> **DATA SECTION**
━━━━

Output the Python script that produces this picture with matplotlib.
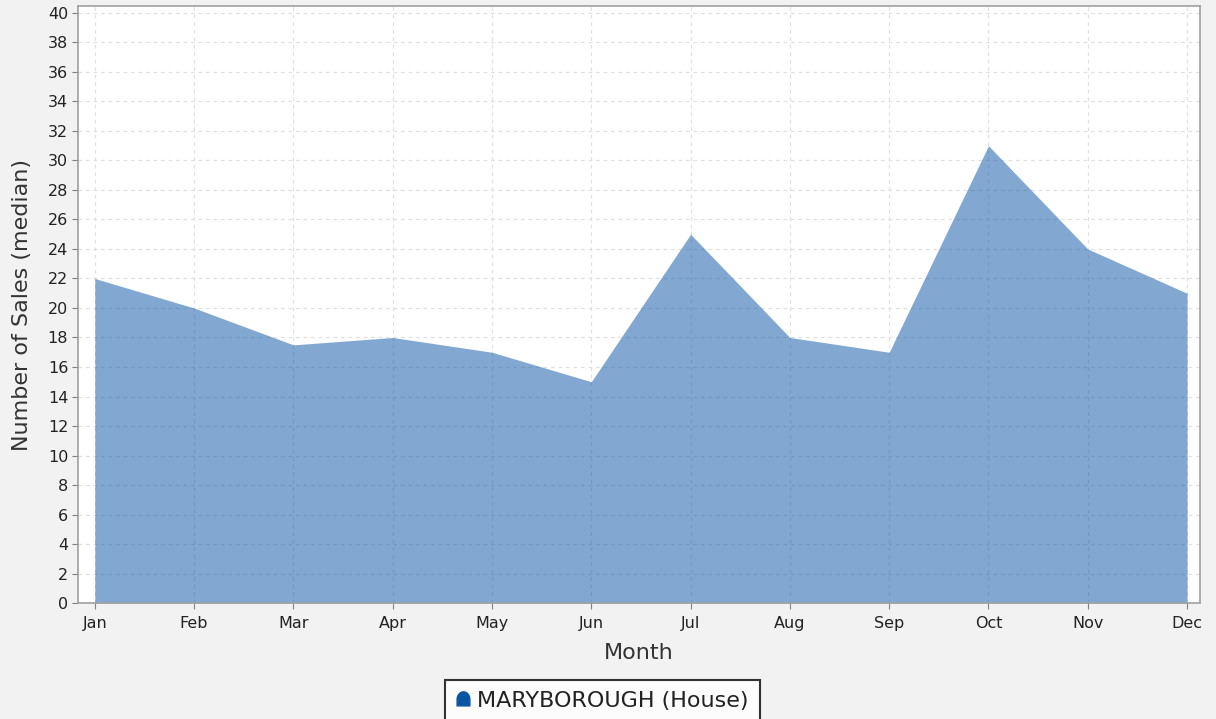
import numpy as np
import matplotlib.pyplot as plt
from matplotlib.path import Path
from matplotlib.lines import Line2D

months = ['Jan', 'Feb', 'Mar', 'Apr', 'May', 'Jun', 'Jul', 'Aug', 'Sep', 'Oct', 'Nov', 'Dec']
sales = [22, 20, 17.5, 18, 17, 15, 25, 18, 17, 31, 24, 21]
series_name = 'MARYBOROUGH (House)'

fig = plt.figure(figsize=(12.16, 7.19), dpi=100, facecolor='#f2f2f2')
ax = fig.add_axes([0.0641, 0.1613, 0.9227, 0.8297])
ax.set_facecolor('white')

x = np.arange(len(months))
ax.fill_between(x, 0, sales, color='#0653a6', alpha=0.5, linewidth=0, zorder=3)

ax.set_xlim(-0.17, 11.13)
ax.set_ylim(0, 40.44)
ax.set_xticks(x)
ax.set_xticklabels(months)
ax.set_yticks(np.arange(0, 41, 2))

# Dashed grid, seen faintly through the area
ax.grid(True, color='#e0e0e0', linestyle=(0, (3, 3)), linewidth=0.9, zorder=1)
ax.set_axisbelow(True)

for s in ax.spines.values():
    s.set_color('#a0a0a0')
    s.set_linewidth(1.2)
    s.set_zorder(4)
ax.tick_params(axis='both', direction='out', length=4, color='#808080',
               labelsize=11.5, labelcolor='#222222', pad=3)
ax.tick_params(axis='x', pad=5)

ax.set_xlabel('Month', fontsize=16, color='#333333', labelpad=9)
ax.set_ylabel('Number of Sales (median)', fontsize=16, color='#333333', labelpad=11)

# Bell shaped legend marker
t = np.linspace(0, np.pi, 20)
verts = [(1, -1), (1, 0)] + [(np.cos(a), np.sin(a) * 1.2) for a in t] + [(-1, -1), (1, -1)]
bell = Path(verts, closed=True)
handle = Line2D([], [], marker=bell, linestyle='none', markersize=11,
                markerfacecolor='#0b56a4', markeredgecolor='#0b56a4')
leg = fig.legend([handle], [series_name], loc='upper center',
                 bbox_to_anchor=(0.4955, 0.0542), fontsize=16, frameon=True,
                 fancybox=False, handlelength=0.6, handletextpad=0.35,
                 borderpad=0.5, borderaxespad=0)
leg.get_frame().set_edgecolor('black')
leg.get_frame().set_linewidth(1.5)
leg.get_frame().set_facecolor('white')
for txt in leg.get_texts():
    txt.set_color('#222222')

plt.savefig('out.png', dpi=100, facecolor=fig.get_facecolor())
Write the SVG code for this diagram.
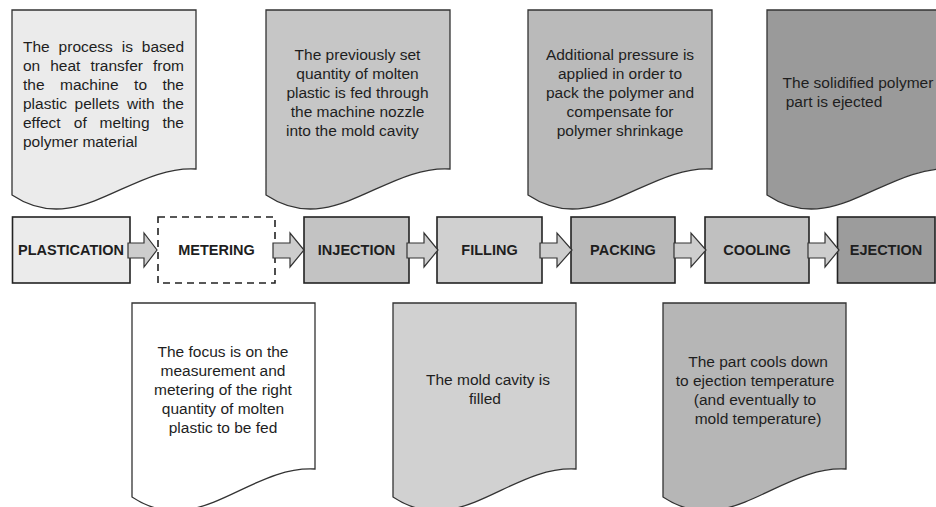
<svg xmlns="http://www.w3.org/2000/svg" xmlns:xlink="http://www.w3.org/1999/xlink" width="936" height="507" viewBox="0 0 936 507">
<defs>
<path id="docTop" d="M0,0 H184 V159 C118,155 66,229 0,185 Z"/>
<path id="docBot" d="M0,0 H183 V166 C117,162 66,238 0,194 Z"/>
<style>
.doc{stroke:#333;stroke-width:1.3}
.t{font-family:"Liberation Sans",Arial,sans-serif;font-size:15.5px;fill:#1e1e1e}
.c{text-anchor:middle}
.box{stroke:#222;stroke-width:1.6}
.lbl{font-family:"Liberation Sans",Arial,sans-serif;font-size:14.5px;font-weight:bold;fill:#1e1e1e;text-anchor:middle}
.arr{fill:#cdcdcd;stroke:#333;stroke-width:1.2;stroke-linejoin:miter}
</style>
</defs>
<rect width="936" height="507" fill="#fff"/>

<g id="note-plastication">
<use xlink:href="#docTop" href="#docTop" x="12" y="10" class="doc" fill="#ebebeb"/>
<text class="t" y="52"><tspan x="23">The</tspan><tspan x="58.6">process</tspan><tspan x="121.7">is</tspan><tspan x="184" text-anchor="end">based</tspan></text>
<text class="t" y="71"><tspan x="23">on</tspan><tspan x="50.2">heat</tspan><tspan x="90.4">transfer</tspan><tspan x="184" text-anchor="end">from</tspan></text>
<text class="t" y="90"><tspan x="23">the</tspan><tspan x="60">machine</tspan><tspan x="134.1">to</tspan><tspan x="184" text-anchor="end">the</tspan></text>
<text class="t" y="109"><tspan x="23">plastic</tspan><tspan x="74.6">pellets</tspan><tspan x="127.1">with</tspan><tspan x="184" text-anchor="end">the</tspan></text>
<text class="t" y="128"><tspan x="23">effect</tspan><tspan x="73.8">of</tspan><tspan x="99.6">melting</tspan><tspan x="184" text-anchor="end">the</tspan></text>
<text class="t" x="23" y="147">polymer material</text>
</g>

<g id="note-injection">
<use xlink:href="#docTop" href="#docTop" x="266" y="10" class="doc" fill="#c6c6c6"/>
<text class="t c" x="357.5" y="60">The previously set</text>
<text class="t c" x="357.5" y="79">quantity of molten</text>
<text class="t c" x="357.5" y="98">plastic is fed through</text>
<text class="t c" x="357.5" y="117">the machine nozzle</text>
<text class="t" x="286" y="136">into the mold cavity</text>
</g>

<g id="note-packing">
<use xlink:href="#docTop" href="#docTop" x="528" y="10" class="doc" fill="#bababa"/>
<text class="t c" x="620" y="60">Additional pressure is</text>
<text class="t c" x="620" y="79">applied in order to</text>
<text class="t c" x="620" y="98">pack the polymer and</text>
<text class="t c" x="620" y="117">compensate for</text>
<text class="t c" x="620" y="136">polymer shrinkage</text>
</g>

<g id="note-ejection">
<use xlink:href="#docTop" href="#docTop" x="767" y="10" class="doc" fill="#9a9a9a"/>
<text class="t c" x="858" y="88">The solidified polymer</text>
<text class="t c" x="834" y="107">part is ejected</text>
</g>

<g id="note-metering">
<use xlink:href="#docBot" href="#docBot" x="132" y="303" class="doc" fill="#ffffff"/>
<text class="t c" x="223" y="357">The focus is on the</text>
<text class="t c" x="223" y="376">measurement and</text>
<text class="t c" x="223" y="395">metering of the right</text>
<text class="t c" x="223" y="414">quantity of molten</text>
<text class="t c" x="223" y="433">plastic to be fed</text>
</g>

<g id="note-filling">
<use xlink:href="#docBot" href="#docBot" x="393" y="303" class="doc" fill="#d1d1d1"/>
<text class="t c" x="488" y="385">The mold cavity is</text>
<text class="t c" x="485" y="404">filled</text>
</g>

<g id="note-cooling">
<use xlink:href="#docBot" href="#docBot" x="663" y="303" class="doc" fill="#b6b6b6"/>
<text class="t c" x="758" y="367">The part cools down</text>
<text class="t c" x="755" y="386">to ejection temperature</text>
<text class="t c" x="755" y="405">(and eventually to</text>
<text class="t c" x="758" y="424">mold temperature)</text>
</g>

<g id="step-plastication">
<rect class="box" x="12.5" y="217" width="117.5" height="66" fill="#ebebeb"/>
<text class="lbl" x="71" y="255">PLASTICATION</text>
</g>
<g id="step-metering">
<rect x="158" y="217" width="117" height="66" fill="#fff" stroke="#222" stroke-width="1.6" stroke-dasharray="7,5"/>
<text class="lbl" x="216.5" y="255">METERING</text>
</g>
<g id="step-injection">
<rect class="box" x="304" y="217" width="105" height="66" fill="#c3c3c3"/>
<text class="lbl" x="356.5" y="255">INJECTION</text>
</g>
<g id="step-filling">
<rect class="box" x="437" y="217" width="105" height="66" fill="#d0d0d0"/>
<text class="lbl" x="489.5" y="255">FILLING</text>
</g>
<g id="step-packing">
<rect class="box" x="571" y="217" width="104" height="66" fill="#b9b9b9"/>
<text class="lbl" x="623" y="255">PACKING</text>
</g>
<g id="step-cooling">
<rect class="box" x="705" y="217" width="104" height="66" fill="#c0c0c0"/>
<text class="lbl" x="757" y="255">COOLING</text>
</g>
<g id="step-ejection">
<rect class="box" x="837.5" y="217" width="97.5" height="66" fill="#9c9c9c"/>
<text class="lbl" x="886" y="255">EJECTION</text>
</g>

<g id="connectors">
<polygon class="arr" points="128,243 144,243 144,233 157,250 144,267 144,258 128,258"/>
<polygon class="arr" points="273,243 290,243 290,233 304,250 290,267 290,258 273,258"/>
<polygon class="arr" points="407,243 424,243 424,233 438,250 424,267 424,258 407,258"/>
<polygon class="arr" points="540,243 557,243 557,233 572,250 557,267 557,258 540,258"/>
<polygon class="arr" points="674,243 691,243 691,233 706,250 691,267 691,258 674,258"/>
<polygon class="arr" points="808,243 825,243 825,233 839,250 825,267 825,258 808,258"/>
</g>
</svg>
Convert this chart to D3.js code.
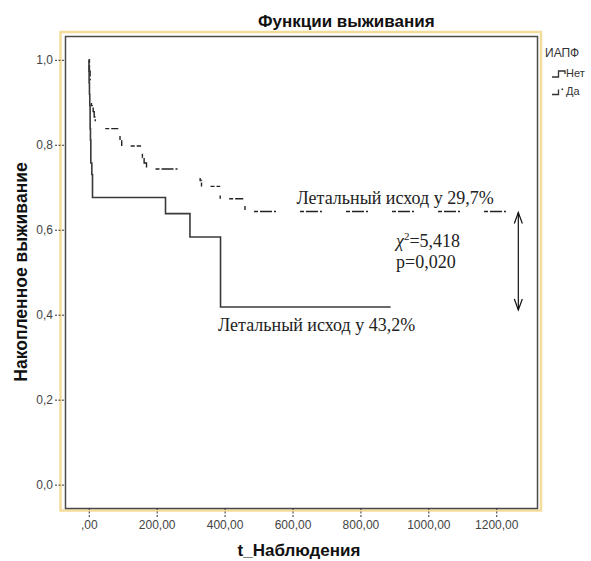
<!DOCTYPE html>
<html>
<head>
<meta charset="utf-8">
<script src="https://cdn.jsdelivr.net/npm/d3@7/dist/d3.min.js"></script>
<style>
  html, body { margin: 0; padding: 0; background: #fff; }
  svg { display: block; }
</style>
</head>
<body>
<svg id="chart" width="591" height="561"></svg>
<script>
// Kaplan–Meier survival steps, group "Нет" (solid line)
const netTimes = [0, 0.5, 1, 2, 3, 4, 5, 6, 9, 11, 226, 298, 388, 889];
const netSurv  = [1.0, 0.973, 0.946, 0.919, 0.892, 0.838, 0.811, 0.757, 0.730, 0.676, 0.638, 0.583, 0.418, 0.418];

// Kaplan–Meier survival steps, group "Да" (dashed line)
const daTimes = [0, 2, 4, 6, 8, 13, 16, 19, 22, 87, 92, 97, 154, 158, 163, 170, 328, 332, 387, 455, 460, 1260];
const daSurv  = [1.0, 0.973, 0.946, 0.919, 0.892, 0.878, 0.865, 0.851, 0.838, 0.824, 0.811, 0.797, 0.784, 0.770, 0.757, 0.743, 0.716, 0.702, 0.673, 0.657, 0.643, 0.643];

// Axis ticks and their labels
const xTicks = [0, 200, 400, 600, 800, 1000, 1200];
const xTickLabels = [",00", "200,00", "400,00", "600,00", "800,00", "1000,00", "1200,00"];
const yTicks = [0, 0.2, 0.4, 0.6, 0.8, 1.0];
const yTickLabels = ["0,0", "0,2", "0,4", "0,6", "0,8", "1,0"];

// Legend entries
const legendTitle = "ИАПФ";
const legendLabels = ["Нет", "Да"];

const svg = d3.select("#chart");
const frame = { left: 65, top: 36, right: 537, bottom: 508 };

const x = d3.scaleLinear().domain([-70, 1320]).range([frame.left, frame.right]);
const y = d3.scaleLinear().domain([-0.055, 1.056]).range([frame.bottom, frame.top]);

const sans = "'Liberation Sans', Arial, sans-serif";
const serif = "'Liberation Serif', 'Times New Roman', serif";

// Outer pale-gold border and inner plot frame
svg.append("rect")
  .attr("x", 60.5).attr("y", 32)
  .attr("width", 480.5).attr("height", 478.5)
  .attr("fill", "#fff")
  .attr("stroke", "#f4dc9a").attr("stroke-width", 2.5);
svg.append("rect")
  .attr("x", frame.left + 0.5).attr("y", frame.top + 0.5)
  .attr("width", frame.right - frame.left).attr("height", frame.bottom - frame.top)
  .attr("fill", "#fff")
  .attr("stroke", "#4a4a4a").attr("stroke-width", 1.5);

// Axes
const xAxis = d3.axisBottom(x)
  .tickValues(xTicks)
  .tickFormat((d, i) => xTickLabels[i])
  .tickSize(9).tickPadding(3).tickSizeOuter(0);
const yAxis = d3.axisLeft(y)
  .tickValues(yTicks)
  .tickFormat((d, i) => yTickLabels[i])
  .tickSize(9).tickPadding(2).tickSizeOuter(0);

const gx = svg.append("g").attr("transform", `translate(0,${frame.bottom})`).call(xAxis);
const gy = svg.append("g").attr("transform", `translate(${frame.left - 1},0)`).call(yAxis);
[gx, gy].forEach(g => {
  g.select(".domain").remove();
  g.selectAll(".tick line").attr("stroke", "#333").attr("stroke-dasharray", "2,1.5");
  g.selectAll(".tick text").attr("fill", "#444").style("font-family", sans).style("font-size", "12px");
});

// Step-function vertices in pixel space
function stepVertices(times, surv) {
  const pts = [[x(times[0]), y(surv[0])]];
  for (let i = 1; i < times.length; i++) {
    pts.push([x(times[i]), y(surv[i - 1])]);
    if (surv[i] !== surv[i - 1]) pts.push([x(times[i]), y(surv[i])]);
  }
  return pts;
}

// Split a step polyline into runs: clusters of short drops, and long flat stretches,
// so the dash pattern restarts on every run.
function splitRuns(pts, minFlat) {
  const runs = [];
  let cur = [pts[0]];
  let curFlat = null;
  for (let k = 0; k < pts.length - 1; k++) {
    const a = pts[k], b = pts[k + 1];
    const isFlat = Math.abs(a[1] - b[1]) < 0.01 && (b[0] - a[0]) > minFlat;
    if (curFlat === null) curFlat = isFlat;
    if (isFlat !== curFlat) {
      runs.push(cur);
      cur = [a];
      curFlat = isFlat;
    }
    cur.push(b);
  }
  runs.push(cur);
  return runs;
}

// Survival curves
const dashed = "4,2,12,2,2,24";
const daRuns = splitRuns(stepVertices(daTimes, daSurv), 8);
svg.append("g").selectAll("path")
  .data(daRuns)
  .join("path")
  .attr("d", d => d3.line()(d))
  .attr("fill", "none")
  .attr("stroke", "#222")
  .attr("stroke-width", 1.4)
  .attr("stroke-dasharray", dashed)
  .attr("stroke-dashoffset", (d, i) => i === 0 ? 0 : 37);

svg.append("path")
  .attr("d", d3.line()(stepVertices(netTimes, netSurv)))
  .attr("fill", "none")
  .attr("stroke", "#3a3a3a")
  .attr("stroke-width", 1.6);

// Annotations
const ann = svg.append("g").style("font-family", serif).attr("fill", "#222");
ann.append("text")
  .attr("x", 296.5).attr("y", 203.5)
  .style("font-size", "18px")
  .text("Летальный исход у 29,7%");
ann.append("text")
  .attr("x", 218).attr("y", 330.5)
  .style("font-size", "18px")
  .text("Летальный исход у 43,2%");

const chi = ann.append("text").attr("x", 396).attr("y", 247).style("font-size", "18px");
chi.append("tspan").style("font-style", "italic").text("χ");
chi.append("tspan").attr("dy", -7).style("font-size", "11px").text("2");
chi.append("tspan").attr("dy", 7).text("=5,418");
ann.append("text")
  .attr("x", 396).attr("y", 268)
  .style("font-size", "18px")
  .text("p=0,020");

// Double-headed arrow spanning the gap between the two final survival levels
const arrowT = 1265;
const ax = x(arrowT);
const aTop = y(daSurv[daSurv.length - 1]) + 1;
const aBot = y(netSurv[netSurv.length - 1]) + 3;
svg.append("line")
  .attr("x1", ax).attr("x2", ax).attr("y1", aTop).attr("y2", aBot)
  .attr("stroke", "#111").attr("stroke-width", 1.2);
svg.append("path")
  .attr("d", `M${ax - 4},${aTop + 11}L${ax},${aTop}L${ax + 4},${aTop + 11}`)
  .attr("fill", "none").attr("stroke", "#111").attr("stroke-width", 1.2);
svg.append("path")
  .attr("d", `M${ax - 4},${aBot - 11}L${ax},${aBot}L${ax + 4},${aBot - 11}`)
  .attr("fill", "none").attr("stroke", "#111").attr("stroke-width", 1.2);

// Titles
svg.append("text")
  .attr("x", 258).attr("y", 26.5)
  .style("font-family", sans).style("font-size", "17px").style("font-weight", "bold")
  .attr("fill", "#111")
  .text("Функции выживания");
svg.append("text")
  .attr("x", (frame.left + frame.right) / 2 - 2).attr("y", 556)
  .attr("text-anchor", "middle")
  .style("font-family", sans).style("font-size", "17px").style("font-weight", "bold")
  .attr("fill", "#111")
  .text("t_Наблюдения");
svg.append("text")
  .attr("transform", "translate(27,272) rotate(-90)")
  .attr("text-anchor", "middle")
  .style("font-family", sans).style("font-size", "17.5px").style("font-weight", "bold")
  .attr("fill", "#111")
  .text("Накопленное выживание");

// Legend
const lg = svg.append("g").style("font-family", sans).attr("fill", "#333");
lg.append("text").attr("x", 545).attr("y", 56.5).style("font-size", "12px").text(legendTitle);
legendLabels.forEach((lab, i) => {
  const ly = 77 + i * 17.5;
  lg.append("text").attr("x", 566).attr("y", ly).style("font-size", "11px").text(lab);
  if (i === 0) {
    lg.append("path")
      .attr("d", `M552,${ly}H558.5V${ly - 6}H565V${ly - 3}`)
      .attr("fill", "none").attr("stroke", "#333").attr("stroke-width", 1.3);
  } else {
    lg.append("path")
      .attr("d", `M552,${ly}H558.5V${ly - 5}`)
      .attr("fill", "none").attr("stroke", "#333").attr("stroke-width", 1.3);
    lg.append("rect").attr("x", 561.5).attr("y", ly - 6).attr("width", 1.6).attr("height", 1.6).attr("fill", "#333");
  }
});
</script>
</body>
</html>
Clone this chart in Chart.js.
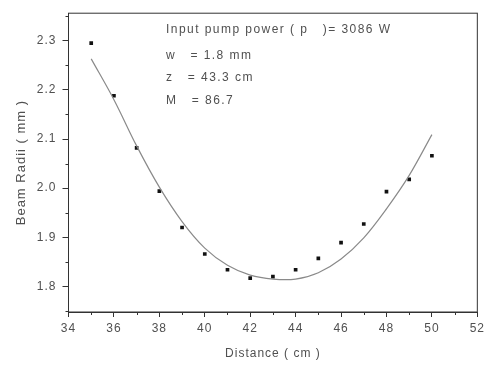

━━━━

> **WRITTEN PROBLEM**
Pick out the lines that include the word "chart" and write them out.

> **PROBLEM SOLUTION**
Convert this chart to D3.js code.
<svg id="chart" width="591" height="561"></svg>
const svg = d3.select("#chart");
Clone this chart in Chart.js.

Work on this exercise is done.